Although the un-clarified water exhibited higher friction reduction
than the clarified water at early times (<150 seconds), both
treated water samples, obtained a similar asymptotic value of 50%
friction reduction. This level of friction reduction is highly
advantageous in a hydraulic fracturing fluid and more generally in
a downhole fluid.
[0113] While one or more embodiments have been shown and described,
modifications and substitutions may be made thereto without
departing from the spirit and scope of the invention. Accordingly,
it is to be understood that the present invention has been
described by way of illustrations and not limitation. Embodiments
herein can be used independently or can be combined.
[0114] All ranges disclosed herein are inclusive of the endpoints,
and the endpoints are independently combinable with each other. The
ranges are continuous and thus contain every value and subset
thereof in the range. Unless otherwise stated or contextually
inapplicable, all percentages, when expressing a quantity, are
weight percentages. The suffix "(s)" as used herein is intended to
include both the singular and the plural of the term that it
modifies, thereby including at least one of that term (e.g., the
colorant(s) includes at least one colorants). "Optional" or
"optionally" means that the subsequently described event or
circumstance can or cannot occur, and that the description includes
instances where the event occurs and instances where it does not.
As used herein, "combination" is inclusive of blends, mixtures,
alloys, reaction products, and the like.
[0115] As used herein, "a combination thereof" refers to a
combination comprising at least one of the named constituents,
components, compounds, or elements.
[0116] All references are incorporated herein by reference.
[0117] The use of the terms "a" and "an" and "the" and similar
referents in the context of describing the invention (especially in
the context of the following claims) are to be construed to cover
both the singular and the plural, unless otherwise indicated herein
or clearly contradicted by context. "Or" means "and/or." It should
further be noted that the terms "first," "second," "primary,"

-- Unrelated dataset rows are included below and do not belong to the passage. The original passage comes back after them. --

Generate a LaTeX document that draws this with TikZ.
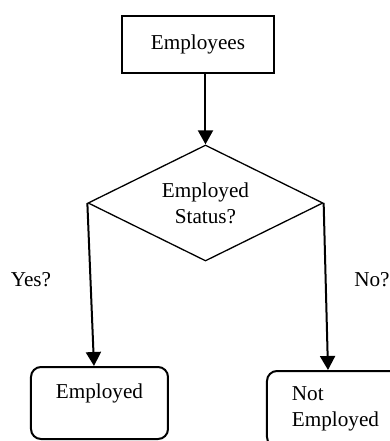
\documentclass[tikz,border=0pt]{standalone}
\usepackage{fontspec}
\setmainfont{Liberation Serif}
\usetikzlibrary{shapes.geometric,arrows.meta}
\begin{document}
\begin{tikzpicture}[x=0.5pt, y=-0.5pt, font=\fontsize{10.6}{12.8}\selectfont]
      \tikzset{block/.style={draw, line width=1pt, rectangle, minimum width=76pt, minimum height=28.5pt},
               decide/.style={draw, line width=0.65pt, diamond, aspect=2, minimum width=117.5pt, minimum height=58pt, align=center, inner sep=0pt},
               outcome/.style={draw, line width=1pt, rectangle, rounded corners=5pt, minimum width=68.5pt},
               flow/.style={line width=1pt, -{Triangle[width=7.5pt, length=7pt]}}}
      \clip (0,0) rectangle (390,441);
%% Nodes
      	\node[block] (emp) at (198,44.5) {Employees};
      	\node[decide] (dec) at (205.5,203) {Employed\\[0.4pt]Status?};
    	\node[outcome, minimum height=36pt, text depth=12pt] (employed) at (99.5,403) {Employed};
  	    \node[outcome, minimum height=38pt, align=left] (notemp) at (335.5,409) {Not\\Employed};
  	    \node (yes) at (31,280) {Yes?};
  	    \node (no) at (372,280) {No?};
%Arrows
		\path[flow] (emp.south -| dec.north) edge (dec.north);
		\path[flow] (dec.west) edge ([xshift=-2.75pt]employed.north);
		\path[flow] (dec.east) edge ([xshift=-3.75pt]notemp.north);
	\end{tikzpicture}
\end{document}
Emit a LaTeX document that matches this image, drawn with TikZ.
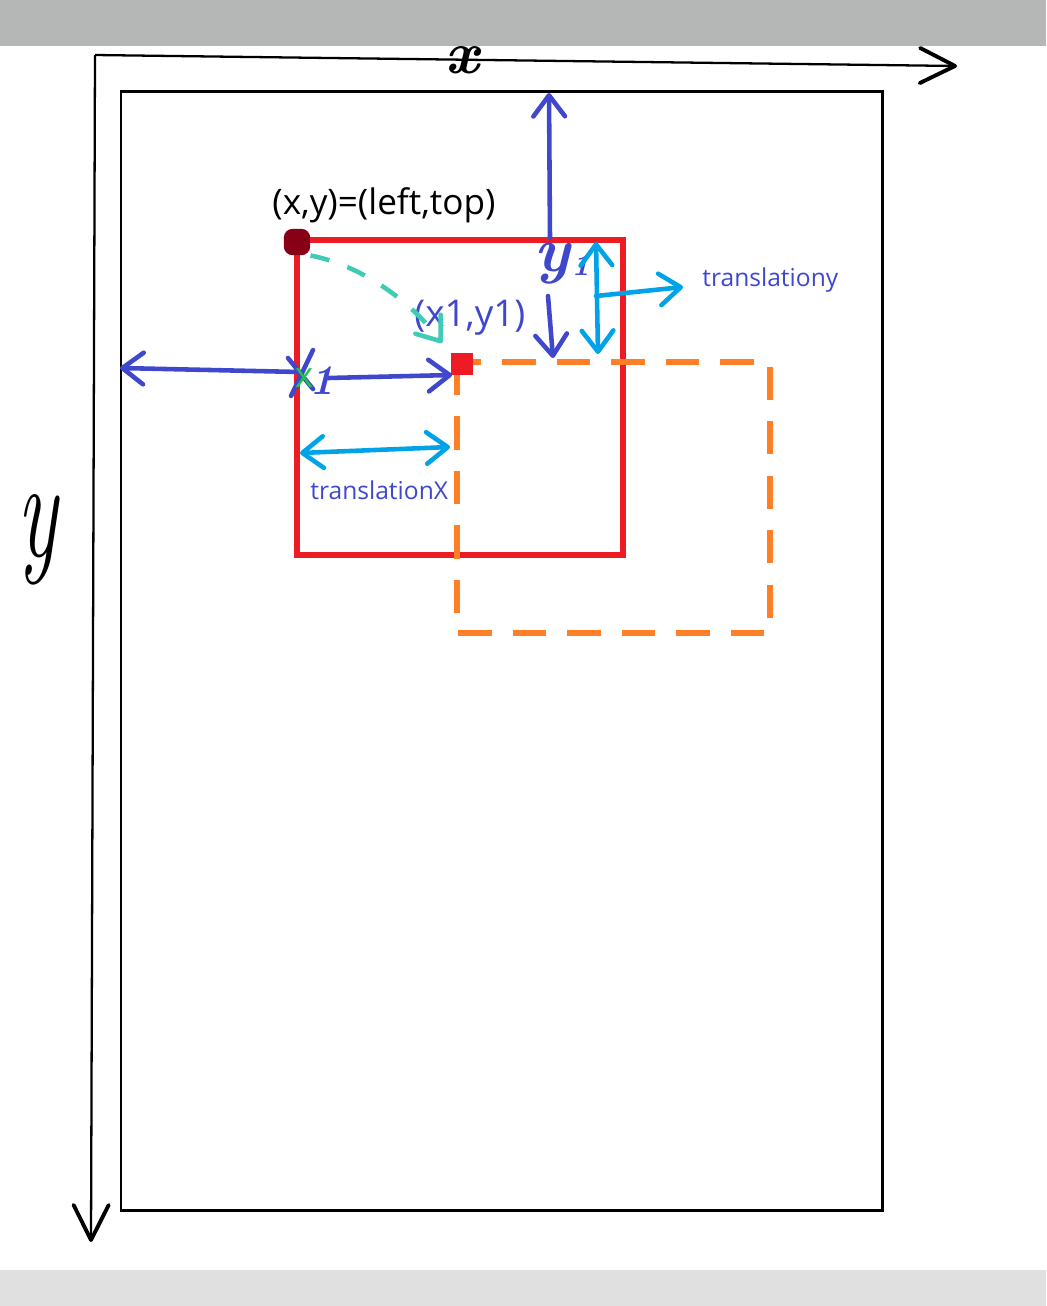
\documentclass[tikz,border=0pt]{standalone}
\usepackage{fontspec}
\newfontfamily\typedfont{Open Sans}
\usetikzlibrary{arrows.meta}
\definecolor{bargray}{HTML}{B5B7B6}
\definecolor{footgray}{HTML}{DFE0DF}
\definecolor{penblue}{HTML}{3F48CC}
\definecolor{pencyan}{HTML}{00A2E8}
\definecolor{penteal}{HTML}{3FCBB5}
\definecolor{penred}{HTML}{ED1C24}
\definecolor{pendarkred}{HTML}{880015}
\definecolor{penorange}{HTML}{FF7F27}
\definecolor{pengreen}{HTML}{22C34A}
\tikzset{
  axishead/.tip={Straight Barb[round,length=20pt,width=20pt,line width=2.2pt]},
  penhead/.tip={Straight Barb[round,length=12pt,width=18pt]},
  axis/.style={draw=black, line width=1.3pt, -axishead},
  pageframe/.style={draw=black, line width=1.7pt},
  oldbox/.style={draw=penred, line width=2.9pt},
  newbox/.style={draw=penorange, line width=3.4pt, dash pattern=on 19pt off 12pt},
  cornerdot/.style={fill=pendarkred, rounded corners=5pt,
    minimum size=15pt, inner sep=0pt},
  cornersquare/.style={fill=penred, minimum size=12.5pt, inner sep=0pt},
  bluepen/.style={draw=penblue, line width=2.6pt, line cap=round, line join=round},
  cyanpen/.style={draw=pencyan, line width=2.6pt, line cap=round, line join=round},
  tealpen/.style={draw=penteal, line width=2.6pt, dash pattern=on 11pt off 11pt},
  typed/.style={font=\typedfont\fontsize{20}{24}\selectfont, inner sep=0pt},
  typedsmall/.style={font=\typedfont\fontsize{14}{17}\selectfont,
    text=penblue, inner sep=0pt},
  hand/.style={inner sep=0pt}
}
\begin{document}
\begin{tikzpicture}[x=0.02cm, y=-0.02cm]
  \useasboundingbox (0,0) rectangle (1046,1306);

  % ==== window bars ====
  \fill[bargray]  (0,0)    rectangle (1046,46);
  \fill[footgray] (0,1270) rectangle (1046,1306);

  % ==== axes ====
  \coordinate (origin) at (95,55);
  \coordinate (xtip)   at (957,66);
  \coordinate (ytip)   at (91,1242);
  \draw[axis] (origin) -- (xtip);
  \draw[axis] (origin) -- (ytip);
  \node[hand, font=\fontsize{34}{34}\selectfont\bfseries\itshape] (xname) at (462,60) {x};
  \node[hand, font=\fontsize{80}{80}\selectfont\itshape, xscale=0.6] (yname) at (38,540) {y};

  % ==== page and boxes ====
  \coordinate (pageNW) at (121,91);
  \coordinate (pageSE) at (882,1210);
  \draw[pageframe] (pageNW) rectangle (pageSE);

  \coordinate (oldNW) at (297,240);
  \coordinate (oldSE) at (623,555);
  \coordinate (newNW) at (457,362);
  \coordinate (newSE) at (770,633);
  \draw[oldbox] (oldNW) rectangle (oldSE);
  \draw[newbox] (newNW) rectangle (newSE);

  \node[cornerdot]    (pTL) at (297,242) {};
  \node[cornersquare] (p1)  at (462,364) {};

  \node[typed, anchor=west] (xylabel) at (272,205) {(x,y)=(left,top)};
  \node[typed, text=penblue, font=\typedfont\fontsize{21}{25}\selectfont,
    anchor=west] (x1y1label) at (414,318) {(x1,y1)};

  % ==== moved corner ====
  \coordinate (moveEnd) at (442,343);
  \draw[tealpen, -penhead] (pTL.south east) .. controls (360,265) and (410,300) .. (moveEnd);

  % ==== x1 distance ====
  \coordinate (xMark)    at (300,372);
  \coordinate (pageLeft) at (120,368);
  \coordinate (xOneMark) at (328,378);
  \coordinate (xOneEnd)  at (452,375);
  \draw[bluepen, -penhead] (xMark) -- (pageLeft);
  \draw[bluepen, -penhead] (xOneMark) -- (xOneEnd);
  \draw[bluepen] (288,358) -- (313,389) (313,350) -- (291,396);
  \node[hand, text=pengreen, font=\typedfont\fontsize{20}{20}\selectfont] (xgreen) at (304,378) {x};
  \node[hand, text=penblue, font=\fontsize{24}{24}\selectfont\bfseries\itshape] (xone) at (322,381) {1};

  % ==== y1 distance ====
  \coordinate (yBase)    at (550,238);
  \coordinate (pageTop)  at (549,93);
  \coordinate (yOneMark) at (548,296);
  \coordinate (yOneEnd)  at (553,358);
  \draw[bluepen, -penhead] (yBase) -- (pageTop);
  \draw[bluepen, -penhead] (yOneMark) -- (yOneEnd);
  \node[hand, text=penblue, font=\fontsize{36}{36}\selectfont\bfseries\itshape]
    (yname1) at (562,264) {y\kern1pt\raisebox{-2pt}{\fontsize{18}{18}\selectfont 1}};

  % ==== translations ====
  \coordinate (tyTop) at (596,242);
  \coordinate (tyBot) at (598,354);
  \coordinate (tyMid) at (596,296);
  \coordinate (tyOut) at (683,287);
  \draw[cyanpen, penhead-penhead] (tyTop) -- (tyBot);
  \draw[cyanpen, -penhead] (tyMid) -- (tyOut);
  \node[typedsmall, anchor=west] (tylabel) at (702,280) {translationy};

  \coordinate (txLeft)  at (300,453);
  \coordinate (txRight) at (450,447);
  \draw[cyanpen, penhead-penhead] (txLeft) -- (txRight);
  \node[typedsmall, anchor=west] (txlabel) at (310,490) {translationX};
\end{tikzpicture}
\end{document}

"secondary," and the like herein do not denote any order, quantity,
or importance, but rather are used to distinguish one element from
another. The modifier "about" used in connection with a quantity is
inclusive of the stated value and has the meaning dictated by the
context (e.g., it includes the degree of error associated with
measurement of the particular quantity). The conjunction "or" is
used to link objects of a list or alternatives and is not
disjunctive; rather the elements can be used separately or can be
combined together under appropriate circumstances.